Copy word for word the lines in the records below, starting at the line with "Emit a Python" and ending at the line with "base = alt.Chart(df).encode(y=y_enc, x=x_enc)". Skip the pictures.

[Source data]
= = =

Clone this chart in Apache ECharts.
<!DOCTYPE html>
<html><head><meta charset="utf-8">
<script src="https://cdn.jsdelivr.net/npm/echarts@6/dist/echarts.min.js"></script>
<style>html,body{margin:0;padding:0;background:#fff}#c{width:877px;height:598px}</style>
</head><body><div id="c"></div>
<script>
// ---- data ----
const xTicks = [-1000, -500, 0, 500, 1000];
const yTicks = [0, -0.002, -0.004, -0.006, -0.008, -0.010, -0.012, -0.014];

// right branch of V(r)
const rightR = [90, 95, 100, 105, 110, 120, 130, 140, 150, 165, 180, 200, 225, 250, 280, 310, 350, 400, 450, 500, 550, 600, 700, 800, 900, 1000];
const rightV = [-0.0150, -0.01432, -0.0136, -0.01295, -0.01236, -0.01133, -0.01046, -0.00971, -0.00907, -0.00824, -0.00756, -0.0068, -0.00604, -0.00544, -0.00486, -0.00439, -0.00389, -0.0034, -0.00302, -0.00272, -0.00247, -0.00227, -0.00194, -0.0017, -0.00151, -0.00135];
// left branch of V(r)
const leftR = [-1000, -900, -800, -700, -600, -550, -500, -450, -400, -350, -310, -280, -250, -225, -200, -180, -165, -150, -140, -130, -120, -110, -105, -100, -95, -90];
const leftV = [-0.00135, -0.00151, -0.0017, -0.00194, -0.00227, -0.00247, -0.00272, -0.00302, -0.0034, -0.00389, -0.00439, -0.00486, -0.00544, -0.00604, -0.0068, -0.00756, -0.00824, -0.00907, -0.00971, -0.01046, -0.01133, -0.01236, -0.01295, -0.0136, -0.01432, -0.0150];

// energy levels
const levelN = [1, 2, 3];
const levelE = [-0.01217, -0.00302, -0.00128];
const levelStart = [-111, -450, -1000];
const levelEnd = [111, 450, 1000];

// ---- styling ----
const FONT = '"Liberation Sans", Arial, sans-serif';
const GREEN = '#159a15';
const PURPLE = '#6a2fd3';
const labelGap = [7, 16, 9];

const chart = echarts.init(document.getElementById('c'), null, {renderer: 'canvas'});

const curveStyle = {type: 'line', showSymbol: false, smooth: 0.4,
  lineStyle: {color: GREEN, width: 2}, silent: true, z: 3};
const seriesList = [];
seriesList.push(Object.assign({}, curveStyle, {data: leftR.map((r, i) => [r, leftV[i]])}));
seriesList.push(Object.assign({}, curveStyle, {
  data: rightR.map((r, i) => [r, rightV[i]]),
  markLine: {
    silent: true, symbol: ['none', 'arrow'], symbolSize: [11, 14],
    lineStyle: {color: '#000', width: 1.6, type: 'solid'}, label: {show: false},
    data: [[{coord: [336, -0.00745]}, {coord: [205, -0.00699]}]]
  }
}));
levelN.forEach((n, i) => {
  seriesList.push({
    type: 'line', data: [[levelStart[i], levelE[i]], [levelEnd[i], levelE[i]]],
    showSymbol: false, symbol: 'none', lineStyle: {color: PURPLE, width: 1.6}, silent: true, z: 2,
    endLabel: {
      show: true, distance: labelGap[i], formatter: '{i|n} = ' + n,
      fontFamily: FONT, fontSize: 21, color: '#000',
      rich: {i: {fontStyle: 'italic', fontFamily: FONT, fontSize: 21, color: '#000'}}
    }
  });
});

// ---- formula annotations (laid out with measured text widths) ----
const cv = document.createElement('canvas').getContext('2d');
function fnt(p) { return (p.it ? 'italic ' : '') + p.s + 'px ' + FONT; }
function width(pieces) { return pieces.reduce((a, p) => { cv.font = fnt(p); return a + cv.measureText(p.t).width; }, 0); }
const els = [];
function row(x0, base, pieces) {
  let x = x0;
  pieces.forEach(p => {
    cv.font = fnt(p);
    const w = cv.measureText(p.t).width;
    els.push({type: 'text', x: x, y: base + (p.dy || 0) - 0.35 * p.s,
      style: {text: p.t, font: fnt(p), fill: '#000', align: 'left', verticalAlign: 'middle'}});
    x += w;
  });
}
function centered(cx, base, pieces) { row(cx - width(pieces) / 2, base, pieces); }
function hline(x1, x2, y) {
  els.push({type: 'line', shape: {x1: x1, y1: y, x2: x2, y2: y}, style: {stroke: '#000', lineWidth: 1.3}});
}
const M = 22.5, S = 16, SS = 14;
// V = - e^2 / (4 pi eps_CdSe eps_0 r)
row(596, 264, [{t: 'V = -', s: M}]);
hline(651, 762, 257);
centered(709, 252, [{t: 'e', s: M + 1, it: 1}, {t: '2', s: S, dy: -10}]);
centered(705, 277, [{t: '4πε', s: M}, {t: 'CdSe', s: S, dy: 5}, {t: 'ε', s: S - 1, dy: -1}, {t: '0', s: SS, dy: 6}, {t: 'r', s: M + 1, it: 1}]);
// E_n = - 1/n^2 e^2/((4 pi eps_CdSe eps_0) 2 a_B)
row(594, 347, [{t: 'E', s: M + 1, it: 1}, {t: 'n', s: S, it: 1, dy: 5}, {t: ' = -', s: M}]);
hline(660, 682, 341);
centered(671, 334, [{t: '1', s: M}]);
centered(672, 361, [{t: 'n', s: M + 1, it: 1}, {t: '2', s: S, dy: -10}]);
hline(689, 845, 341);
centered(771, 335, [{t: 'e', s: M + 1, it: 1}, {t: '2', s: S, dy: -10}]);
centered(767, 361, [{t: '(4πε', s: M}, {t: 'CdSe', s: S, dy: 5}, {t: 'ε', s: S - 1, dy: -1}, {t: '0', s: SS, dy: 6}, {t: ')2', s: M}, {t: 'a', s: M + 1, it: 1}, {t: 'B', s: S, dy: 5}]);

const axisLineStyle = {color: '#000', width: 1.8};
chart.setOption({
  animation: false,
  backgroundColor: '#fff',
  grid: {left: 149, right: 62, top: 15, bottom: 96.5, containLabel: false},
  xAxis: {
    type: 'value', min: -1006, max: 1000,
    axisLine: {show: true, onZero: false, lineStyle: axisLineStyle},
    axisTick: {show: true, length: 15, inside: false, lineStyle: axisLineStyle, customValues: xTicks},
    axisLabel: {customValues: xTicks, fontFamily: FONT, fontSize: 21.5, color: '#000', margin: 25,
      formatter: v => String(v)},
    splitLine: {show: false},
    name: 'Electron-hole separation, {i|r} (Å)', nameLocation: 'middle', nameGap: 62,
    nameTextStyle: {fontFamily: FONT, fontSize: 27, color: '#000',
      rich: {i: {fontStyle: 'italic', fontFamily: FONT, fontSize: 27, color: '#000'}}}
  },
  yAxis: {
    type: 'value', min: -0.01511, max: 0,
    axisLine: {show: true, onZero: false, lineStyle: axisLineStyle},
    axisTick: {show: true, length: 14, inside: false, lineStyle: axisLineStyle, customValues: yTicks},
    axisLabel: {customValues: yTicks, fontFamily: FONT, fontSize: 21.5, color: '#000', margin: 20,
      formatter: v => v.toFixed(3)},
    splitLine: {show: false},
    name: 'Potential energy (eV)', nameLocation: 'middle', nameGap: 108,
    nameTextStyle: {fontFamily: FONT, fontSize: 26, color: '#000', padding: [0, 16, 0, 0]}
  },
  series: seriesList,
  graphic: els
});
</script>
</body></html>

= = =

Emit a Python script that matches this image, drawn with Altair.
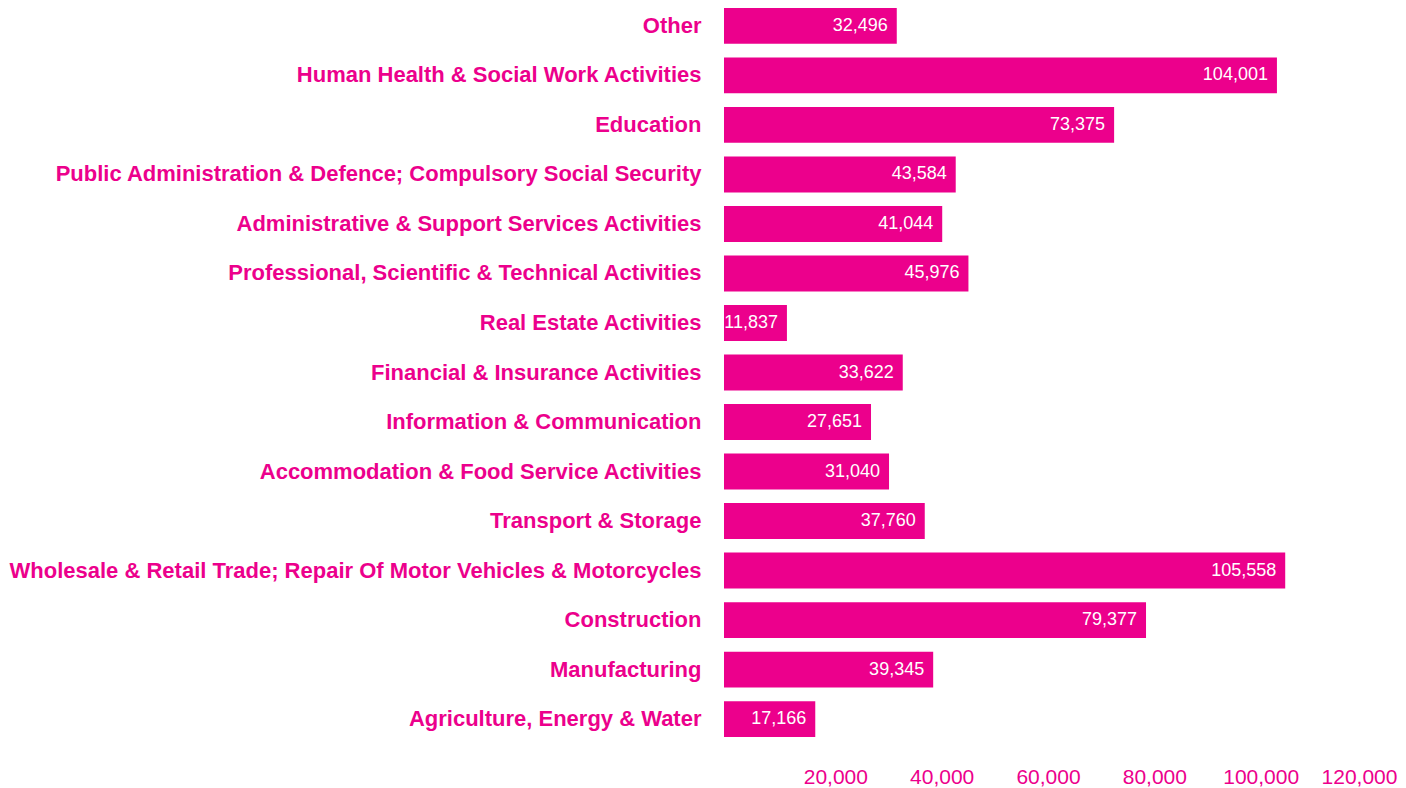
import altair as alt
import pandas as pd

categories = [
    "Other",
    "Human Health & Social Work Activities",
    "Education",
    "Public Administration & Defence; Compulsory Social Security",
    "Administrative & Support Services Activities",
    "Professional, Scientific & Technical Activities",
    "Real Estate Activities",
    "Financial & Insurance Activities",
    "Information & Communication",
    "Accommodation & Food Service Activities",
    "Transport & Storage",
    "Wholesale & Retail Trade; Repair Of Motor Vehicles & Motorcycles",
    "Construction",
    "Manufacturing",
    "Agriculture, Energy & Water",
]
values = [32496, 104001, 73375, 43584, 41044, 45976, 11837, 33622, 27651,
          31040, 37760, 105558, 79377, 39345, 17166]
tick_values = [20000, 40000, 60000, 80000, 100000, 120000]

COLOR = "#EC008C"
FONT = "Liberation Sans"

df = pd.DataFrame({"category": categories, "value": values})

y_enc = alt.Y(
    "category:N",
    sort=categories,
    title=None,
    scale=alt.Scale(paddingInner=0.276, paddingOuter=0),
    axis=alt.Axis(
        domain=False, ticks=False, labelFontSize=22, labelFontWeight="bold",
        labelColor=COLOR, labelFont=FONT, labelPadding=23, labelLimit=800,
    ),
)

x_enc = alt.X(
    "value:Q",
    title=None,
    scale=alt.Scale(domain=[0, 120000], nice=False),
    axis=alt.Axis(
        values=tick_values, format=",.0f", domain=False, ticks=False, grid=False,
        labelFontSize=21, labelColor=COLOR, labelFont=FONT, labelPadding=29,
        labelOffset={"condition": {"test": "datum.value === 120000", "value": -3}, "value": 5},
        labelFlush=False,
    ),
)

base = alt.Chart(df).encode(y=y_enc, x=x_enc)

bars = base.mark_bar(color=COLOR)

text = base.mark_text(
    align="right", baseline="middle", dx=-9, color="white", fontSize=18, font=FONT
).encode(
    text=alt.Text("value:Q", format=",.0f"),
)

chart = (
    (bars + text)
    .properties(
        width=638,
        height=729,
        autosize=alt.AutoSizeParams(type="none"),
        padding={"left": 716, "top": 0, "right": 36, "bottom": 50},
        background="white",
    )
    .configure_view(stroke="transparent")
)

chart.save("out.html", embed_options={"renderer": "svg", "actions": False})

= = =

> **TASK ANSWER**
Emit a Python script that matches this image, drawn with Altair.
import altair as alt
import pandas as pd

categories = [
    "Other",
    "Human Health & Social Work Activities",
    "Education",
    "Public Administration & Defence; Compulsory Social Security",
    "Administrative & Support Services Activities",
    "Professional, Scientific & Technical Activities",
    "Real Estate Activities",
    "Financial & Insurance Activities",
    "Information & Communication",
    "Accommodation & Food Service Activities",
    "Transport & Storage",
    "Wholesale & Retail Trade; Repair Of Motor Vehicles & Motorcycles",
    "Construction",
    "Manufacturing",
    "Agriculture, Energy & Water",
]
values = [32496, 104001, 73375, 43584, 41044, 45976, 11837, 33622, 27651,
          31040, 37760, 105558, 79377, 39345, 17166]
tick_values = [20000, 40000, 60000, 80000, 100000, 120000]

COLOR = "#EC008C"
FONT = "Liberation Sans"

df = pd.DataFrame({"category": categories, "value": values})

y_enc = alt.Y(
    "category:N",
    sort=categories,
    title=None,
    scale=alt.Scale(paddingInner=0.276, paddingOuter=0),
    axis=alt.Axis(
        domain=False, ticks=False, labelFontSize=22, labelFontWeight="bold",
        labelColor=COLOR, labelFont=FONT, labelPadding=23, labelLimit=800,
    ),
)

x_enc = alt.X(
    "value:Q",
    title=None,
    scale=alt.Scale(domain=[0, 120000], nice=False),
    axis=alt.Axis(
        values=tick_values, format=",.0f", domain=False, ticks=False, grid=False,
        labelFontSize=21, labelColor=COLOR, labelFont=FONT, labelPadding=29,
        labelOffset={"condition": {"test": "datum.value === 120000", "value": -3}, "value": 5},
        labelFlush=False,
    ),
)

base = alt.Chart(df).encode(y=y_enc, x=x_enc)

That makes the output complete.